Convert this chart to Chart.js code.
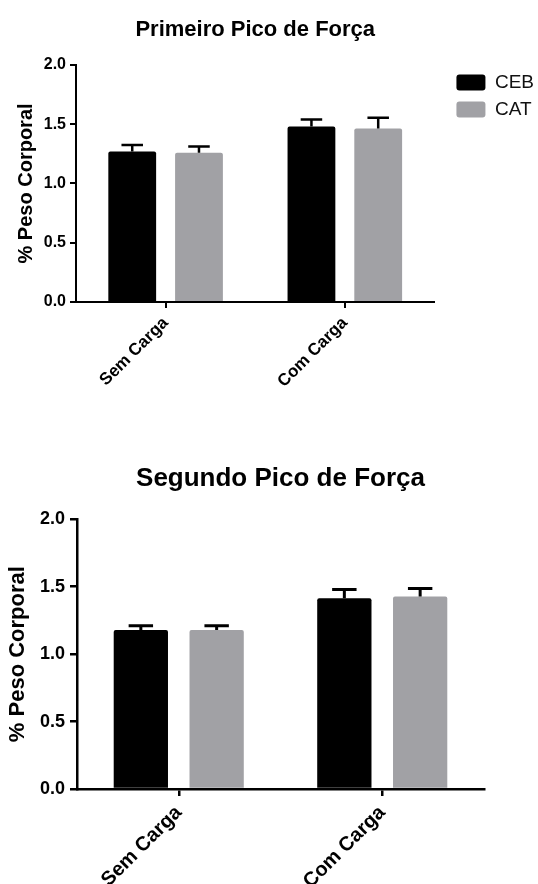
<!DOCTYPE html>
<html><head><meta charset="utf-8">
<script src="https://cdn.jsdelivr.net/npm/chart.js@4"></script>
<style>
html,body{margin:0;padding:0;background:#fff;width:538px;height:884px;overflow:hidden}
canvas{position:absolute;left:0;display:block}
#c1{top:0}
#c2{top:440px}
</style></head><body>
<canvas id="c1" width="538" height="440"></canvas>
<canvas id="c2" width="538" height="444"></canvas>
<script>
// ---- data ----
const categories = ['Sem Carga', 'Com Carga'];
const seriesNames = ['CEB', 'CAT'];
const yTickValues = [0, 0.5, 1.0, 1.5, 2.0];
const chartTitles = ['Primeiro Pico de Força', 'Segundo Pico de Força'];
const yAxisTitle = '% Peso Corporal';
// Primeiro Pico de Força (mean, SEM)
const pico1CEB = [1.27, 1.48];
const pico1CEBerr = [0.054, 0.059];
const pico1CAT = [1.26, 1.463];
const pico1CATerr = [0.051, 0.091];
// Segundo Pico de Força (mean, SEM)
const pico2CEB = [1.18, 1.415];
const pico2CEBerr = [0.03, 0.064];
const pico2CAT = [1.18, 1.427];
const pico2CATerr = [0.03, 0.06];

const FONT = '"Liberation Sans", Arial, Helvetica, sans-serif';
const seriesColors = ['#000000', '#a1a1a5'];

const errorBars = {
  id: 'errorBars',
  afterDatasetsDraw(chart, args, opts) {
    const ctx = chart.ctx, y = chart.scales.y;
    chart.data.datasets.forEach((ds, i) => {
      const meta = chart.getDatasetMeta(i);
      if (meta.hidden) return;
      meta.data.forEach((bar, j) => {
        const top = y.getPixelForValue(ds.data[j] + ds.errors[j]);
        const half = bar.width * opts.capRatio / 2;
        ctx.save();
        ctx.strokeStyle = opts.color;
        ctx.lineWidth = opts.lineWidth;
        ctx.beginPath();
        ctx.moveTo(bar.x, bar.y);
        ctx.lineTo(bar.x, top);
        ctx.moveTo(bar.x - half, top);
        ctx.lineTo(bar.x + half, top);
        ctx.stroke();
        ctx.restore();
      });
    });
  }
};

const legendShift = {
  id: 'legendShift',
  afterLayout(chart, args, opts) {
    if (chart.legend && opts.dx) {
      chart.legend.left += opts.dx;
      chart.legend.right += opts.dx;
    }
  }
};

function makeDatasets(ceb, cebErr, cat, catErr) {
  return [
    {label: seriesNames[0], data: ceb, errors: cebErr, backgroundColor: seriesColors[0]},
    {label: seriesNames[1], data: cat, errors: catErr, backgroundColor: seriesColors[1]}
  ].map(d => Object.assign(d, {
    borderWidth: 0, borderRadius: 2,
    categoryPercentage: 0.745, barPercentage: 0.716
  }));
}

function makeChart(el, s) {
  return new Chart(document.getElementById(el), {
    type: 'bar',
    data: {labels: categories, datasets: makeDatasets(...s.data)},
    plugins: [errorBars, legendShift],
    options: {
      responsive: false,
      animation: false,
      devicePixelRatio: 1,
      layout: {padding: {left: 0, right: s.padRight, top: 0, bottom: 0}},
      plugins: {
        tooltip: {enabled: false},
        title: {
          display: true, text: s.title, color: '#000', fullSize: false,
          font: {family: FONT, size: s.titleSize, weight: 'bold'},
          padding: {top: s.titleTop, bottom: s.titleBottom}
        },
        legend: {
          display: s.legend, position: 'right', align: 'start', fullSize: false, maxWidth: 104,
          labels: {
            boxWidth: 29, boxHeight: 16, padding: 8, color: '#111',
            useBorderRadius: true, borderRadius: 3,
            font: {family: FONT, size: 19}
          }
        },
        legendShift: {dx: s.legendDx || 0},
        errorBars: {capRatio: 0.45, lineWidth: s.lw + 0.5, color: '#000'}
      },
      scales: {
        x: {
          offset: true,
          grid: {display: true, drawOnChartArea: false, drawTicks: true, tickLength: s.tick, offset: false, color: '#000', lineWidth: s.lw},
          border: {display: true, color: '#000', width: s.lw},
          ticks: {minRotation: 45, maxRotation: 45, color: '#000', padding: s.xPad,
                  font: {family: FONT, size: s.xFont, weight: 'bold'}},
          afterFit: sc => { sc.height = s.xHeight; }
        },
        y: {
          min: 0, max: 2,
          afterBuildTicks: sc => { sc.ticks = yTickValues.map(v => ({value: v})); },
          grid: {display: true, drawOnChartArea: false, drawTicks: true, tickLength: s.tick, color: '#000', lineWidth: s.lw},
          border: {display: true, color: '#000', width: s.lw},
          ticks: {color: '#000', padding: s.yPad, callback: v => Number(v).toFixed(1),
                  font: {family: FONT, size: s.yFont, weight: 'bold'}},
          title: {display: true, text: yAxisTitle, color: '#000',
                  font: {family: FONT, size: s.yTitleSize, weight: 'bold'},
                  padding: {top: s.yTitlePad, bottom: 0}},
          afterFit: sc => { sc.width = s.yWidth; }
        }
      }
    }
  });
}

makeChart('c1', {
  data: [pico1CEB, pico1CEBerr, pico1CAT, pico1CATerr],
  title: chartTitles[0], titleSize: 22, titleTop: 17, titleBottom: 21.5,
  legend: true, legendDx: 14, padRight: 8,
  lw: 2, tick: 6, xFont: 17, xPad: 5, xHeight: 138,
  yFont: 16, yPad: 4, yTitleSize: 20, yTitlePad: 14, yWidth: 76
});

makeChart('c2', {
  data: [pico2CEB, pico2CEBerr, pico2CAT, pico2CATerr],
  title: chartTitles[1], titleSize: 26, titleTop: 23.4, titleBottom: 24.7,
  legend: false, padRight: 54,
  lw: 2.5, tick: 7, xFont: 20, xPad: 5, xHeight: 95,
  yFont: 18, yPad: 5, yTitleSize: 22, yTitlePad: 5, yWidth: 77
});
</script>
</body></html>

## Request
Repeat the material above word for word and skip every image in it.

## Answer to the task
Convert this chart to Chart.js code.
<!DOCTYPE html>
<html><head><meta charset="utf-8">
<script src="https://cdn.jsdelivr.net/npm/chart.js@4"></script>
<style>
html,body{margin:0;padding:0;background:#fff;width:538px;height:884px;overflow:hidden}
canvas{position:absolute;left:0;display:block}
#c1{top:0}
#c2{top:440px}
</style></head><body>
<canvas id="c1" width="538" height="440"></canvas>
<canvas id="c2" width="538" height="444"></canvas>
<script>
// ---- data ----
const categories = ['Sem Carga', 'Com Carga'];
const seriesNames = ['CEB', 'CAT'];
const yTickValues = [0, 0.5, 1.0, 1.5, 2.0];
const chartTitles = ['Primeiro Pico de Força', 'Segundo Pico de Força'];
const yAxisTitle = '% Peso Corporal';
// Primeiro Pico de Força (mean, SEM)
const pico1CEB = [1.27, 1.48];
const pico1CEBerr = [0.054, 0.059];
const pico1CAT = [1.26, 1.463];
const pico1CATerr = [0.051, 0.091];
// Segundo Pico de Força (mean, SEM)
const pico2CEB = [1.18, 1.415];
const pico2CEBerr = [0.03, 0.064];
const pico2CAT = [1.18, 1.427];
const pico2CATerr = [0.03, 0.06];

const FONT = '"Liberation Sans", Arial, Helvetica, sans-serif';
const seriesColors = ['#000000', '#a1a1a5'];

const errorBars = {
  id: 'errorBars',
  afterDatasetsDraw(chart, args, opts) {
    const ctx = chart.ctx, y = chart.scales.y;
    chart.data.datasets.forEach((ds, i) => {
      const meta = chart.getDatasetMeta(i);
      if (meta.hidden) return;
      meta.data.forEach((bar, j) => {
        const top = y.getPixelForValue(ds.data[j] + ds.errors[j]);
        const half = bar.width * opts.capRatio / 2;
        ctx.save();
        ctx.strokeStyle = opts.color;
        ctx.lineWidth = opts.lineWidth;
        ctx.beginPath();
        ctx.moveTo(bar.x, bar.y);
        ctx.lineTo(bar.x, top);
        ctx.moveTo(bar.x - half, top);
        ctx.lineTo(bar.x + half, top);
        ctx.stroke();
        ctx.restore();
      });
    });
  }
};

const legendShift = {
  id: 'legendShift',
  afterLayout(chart, args, opts) {
    if (chart.legend && opts.dx) {
      chart.legend.left += opts.dx;
      chart.legend.right += opts.dx;
    }
  }
};

function makeDatasets(ceb, cebErr, cat, catErr) {
  return [
    {label: seriesNames[0], data: ceb, errors: cebErr, backgroundColor: seriesColors[0]},
    {label: seriesNames[1], data: cat, errors: catErr, backgroundColor: seriesColors[1]}
  ].map(d => Object.assign(d, {
    borderWidth: 0, borderRadius: 2,
    categoryPercentage: 0.745, barPercentage: 0.716
  }));
}

function makeChart(el, s) {
  return new Chart(document.getElementById(el), {
    type: 'bar',
    data: {labels: categories, datasets: makeDatasets(...s.data)},
    plugins: [errorBars, legendShift],
    options: {
      responsive: false,
      animation: false,
      devicePixelRatio: 1,
      layout: {padding: {left: 0, right: s.padRight, top: 0, bottom: 0}},
      plugins: {
        tooltip: {enabled: false},
        title: {
          display: true, text: s.title, color: '#000', fullSize: false,
          font: {family: FONT, size: s.titleSize, weight: 'bold'},
          padding: {top: s.titleTop, bottom: s.titleBottom}
        },
        legend: {
          display: s.legend, position: 'right', align: 'start', fullSize: false, maxWidth: 104,
          labels: {
            boxWidth: 29, boxHeight: 16, padding: 8, color: '#111',
            useBorderRadius: true, borderRadius: 3,
            font: {family: FONT, size: 19}
          }
        },
        legendShift: {dx: s.legendDx || 0},
        errorBars: {capRatio: 0.45, lineWidth: s.lw + 0.5, color: '#000'}
      },
      scales: {
        x: {
          offset: true,
          grid: {display: true, drawOnChartArea: false, drawTicks: true, tickLength: s.tick, offset: false, color: '#000', lineWidth: s.lw},
          border: {display: true, color: '#000', width: s.lw},
          ticks: {minRotation: 45, maxRotation: 45, color: '#000', padding: s.xPad,
                  font: {family: FONT, size: s.xFont, weight: 'bold'}},
          afterFit: sc => { sc.height = s.xHeight; }
        },
        y: {
          min: 0, max: 2,
          afterBuildTicks: sc => { sc.ticks = yTickValues.map(v => ({value: v})); },
          grid: {display: true, drawOnChartArea: false, drawTicks: true, tickLength: s.tick, color: '#000', lineWidth: s.lw},
          border: {display: true, color: '#000', width: s.lw},
          ticks: {color: '#000', padding: s.yPad, callback: v => Number(v).toFixed(1),
                  font: {family: FONT, size: s.yFont, weight: 'bold'}},
          title: {display: true, text: yAxisTitle, color: '#000',
                  font: {family: FONT, size: s.yTitleSize, weight: 'bold'},
                  padding: {top: s.yTitlePad, bottom: 0}},
          afterFit: sc => { sc.width = s.yWidth; }
        }
      }
    }
  });
}

makeChart('c1', {
  data: [pico1CEB, pico1CEBerr, pico1CAT, pico1CATerr],
  title: chartTitles[0], titleSize: 22, titleTop: 17, titleBottom: 21.5,
  legend: true, legendDx: 14, padRight: 8,
  lw: 2, tick: 6, xFont: 17, xPad: 5, xHeight: 138,
  yFont: 16, yPad: 4, yTitleSize: 20, yTitlePad: 14, yWidth: 76
});

makeChart('c2', {
  data: [pico2CEB, pico2CEBerr, pico2CAT, pico2CATerr],
  title: chartTitles[1], titleSize: 26, titleTop: 23.4, titleBottom: 24.7,
  legend: false, padRight: 54,
  lw: 2.5, tick: 7, xFont: 20, xPad: 5, xHeight: 95,
  yFont: 18, yPad: 5, yTitleSize: 22, yTitlePad: 5, yWidth: 77
});
</script>
</body></html>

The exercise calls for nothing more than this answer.